Salinas went out of business a few years ago (the sixth generation wasn’t keen on taking up the business), but they sold the recipe to another bakery which still sells them under the original name and, of course, in the original tins. Or cardboard boxes, if you don’t want the can.
I can go you one better: as a child, I stored my marbles in an oval tin that had a lid that you pressed into the wide rim with an attached lever for popping the lid off. It had a guy with a sword painted on the side by the name “Cavalier”, which was apparently a brand of cigarette. It was about 3" x 6" for a hundred cigarettes, so I am guessing they must have been stacked double inside.
That is both hilarious and sad. But I suppose if you cut those plastic packages open just right, they could be useful in a street fight.
In the 50s I was always gifted my Grandfather’s pipe tobacco tins. They were round as I recall, but had the same lever you describe.
Altoids tins. You can make almost anything out of them. The Instructables pagesalone are worth the read.
My faithful D & D dice are still in the Crown Royal bag I “acquired” from my Dad’s liquor cabinet.

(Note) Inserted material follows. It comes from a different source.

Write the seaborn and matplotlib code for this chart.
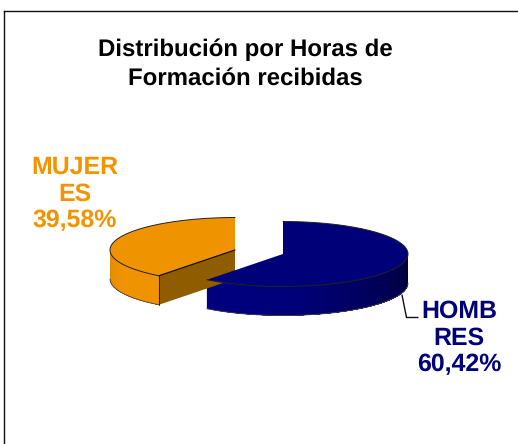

Kind of packaging, but ammo boxes have a lot of alternate uses as well. The 20mm versions make great saddle bags on a dual sport bike.
Another fan of the deli meat containers getting a 2nd life as food storage. I have not heated anything in them, tho, just storage.
You can reuse ketchup bottles, the squeezable ones with the special top, for any number of your home-made sauces (e.g. BBQ sauce, with the aid of a small funnel).